Answer: Gandhi transformed the freedom struggle by bringing ordinary Indians into the political arena. His methods of satyagraha and non-violence were accessible to peasants, women, and workers who had no connection to elite politics. The Non-Cooperation Movement (1920-22) mobilised millions through boycott of British institutions. The Civil Disobedience Movement (1930) with the Dandi March made salt — a daily necessity — a symbol of resistance. The Quit India Movement (1942) demonstrated mass defiance even without central leadership.
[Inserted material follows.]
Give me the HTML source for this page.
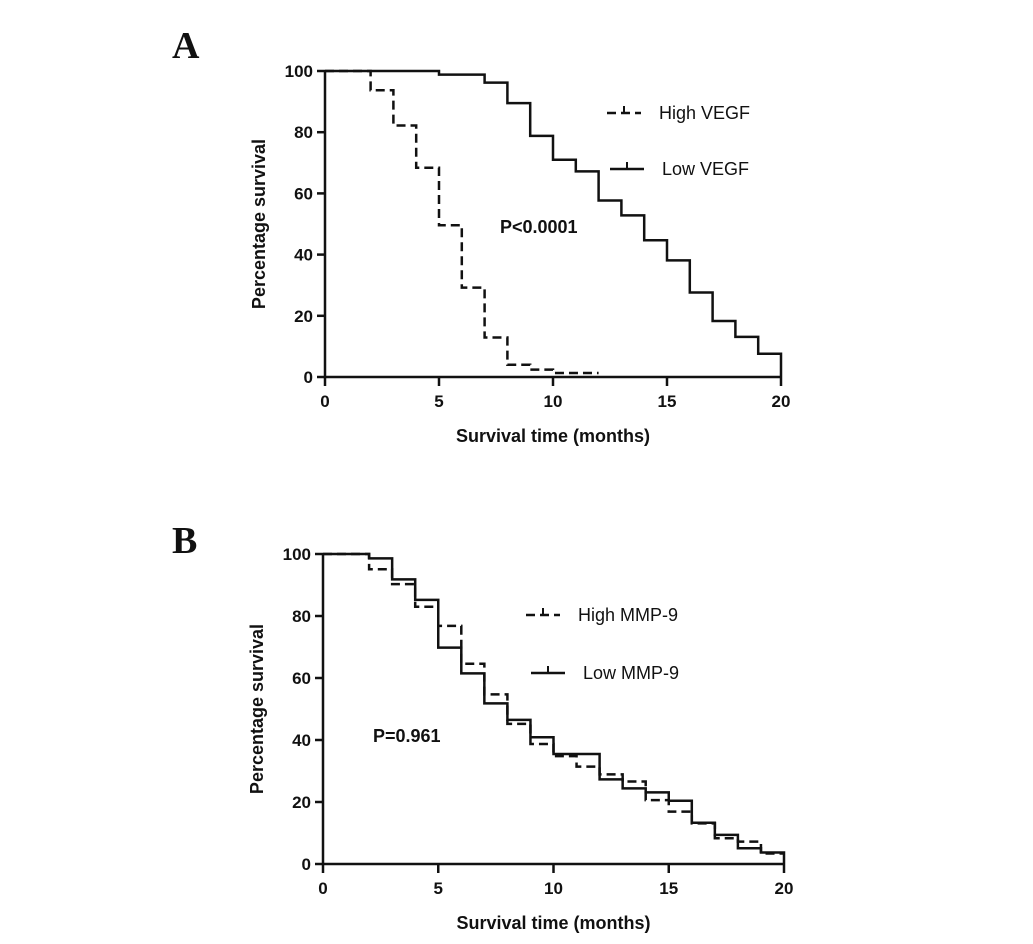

Gandhi’s genius lay in connecting political goals with everyday grievances — indigo farmers in Champaran, mill workers in Ahmedabad, and peasants in Kheda all found their struggles represented in the national cause.

Key Points to Remember for UPSC

  • NCERT Class 12 Themes in Indian History Part-III has 6 chapters that directly map to GS-I modern history syllabus topics
  • Chapter 13 on Gandhi and the nationalist movement is the single most important chapter for Mains
  • Land revenue systems from Chapter 10 appear in Prelims almost every alternate year
  • Chapter 15 on the Constituent Assembly connects history with polity — useful for both GS-I and GS-II
  • Partition-related questions require balanced, empathetic analysis — Chapter 14 trains you for this
  • NCERT provides the analytical framework; supplement with Spectrum or Bipan Chandra for factual depth
  • Always read NCERT with PYQs beside you to understand what UPSC actually asks from each theme

This mapping between NCERT chapters and UPSC syllabus topics is your starting point for building a strong modern history foundation. Print out the table above, stick it on your study wall, and tick off each chapter as you complete it with notes and PYQ practice. Steady, chapter-wise preparation always beats random reading — and this is one subject where the NCERT truly does most of the heavy lifting for you.